My view is (nearly) the opposite of the conventional view. The conventional view is that you can learn from a rejection but not from a non-rejection. I say the opposite: you can’t learn much from a rejection, but a non-rejection tells you something.

A rejection is, like, ok, fine, maybe you’ve found something, maybe not, maybe you’ll have to join Bem, Kanazawa, and the Psychological Science crew in the “yeah, right” corner—and, if you’re lucky, you’ll understand the “power = .06″ point and not get so excited about the noise you’ve been staring at. Maybe not, maybe you’ve found something real—but, if so, you’re not learning it from the p-value or from the hypothesis tests.

A non-rejection, though: this tells you something. It tells you that your study is noisy, that you don’t have enough information in your study to identify what you care about—even if the study is done perfectly, even if measurements are unbiased and your sample is representative of your population, etc. That can be some useful knowledge, it means you’re off the hook trying to explain some pattern that might just be noise.

It doesn’t mean your theory is wrong—maybe subliminal smiley faces really do “punch a hole in democratic theory” by having a big influence on political attitudes; maybe people really do react different to himmicanes than to hurricanes; maybe people really do prefer the smell of people with similar political ideologies. Indeed, any of these theories could have been true even before the studies were conducted on these topics—and there’s nothing wrong with doing some research to understand a hypothesis better. My point here is that the large standard errors tell us that these theories are not well tested by these studies; the measurements (speaking very generally of an entire study as a measuring instrument) are too crude for their intended purposes. That’s fine, it can motivate future research.
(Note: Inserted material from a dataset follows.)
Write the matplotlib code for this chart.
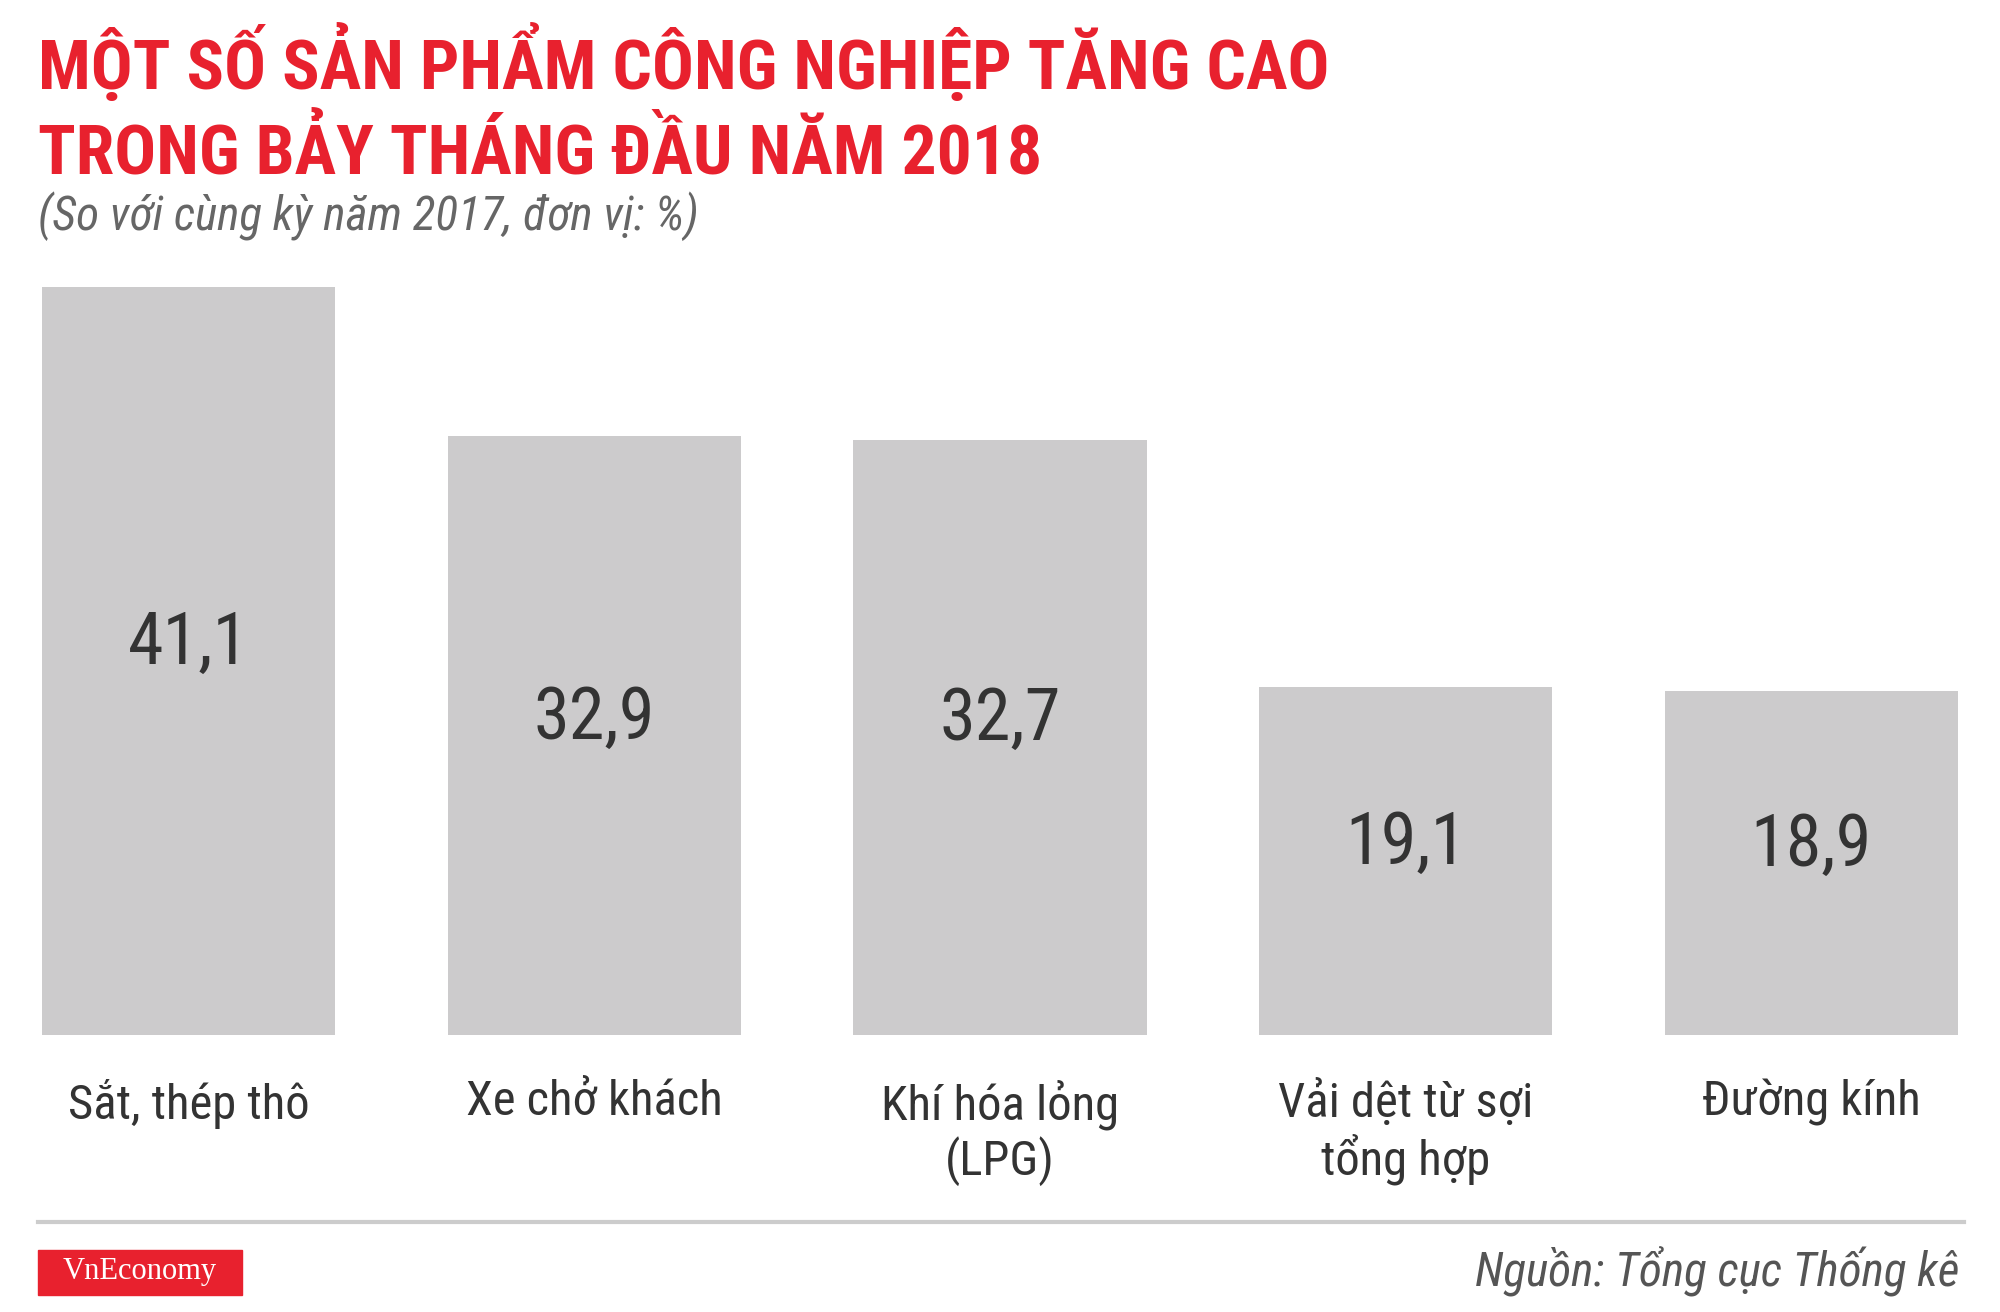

Anyway, my point is that standard errors, statistical significance, confidence intervals, and hypotheses tests are far from useless. In many settings they can give us a clue that our measurements are too noisy to learn much from. That’s a good thing to know. A key part of science is to learn what we don’t know.

Hey, kids: Embrace variation and accept uncertainty.

P.S. I just remembered an example that demonstrates this point, it’s in chapter 2 of ARM and is briefly summarized on page 70 of this paper.

In that example (looking at possible election fraud), a rejection of the null hypothesis would not imply fraud, not at all. But we do learn from the non-rejection of the null hyp; we learn that there’s no evidence for fraud in the particular data pattern being questioned.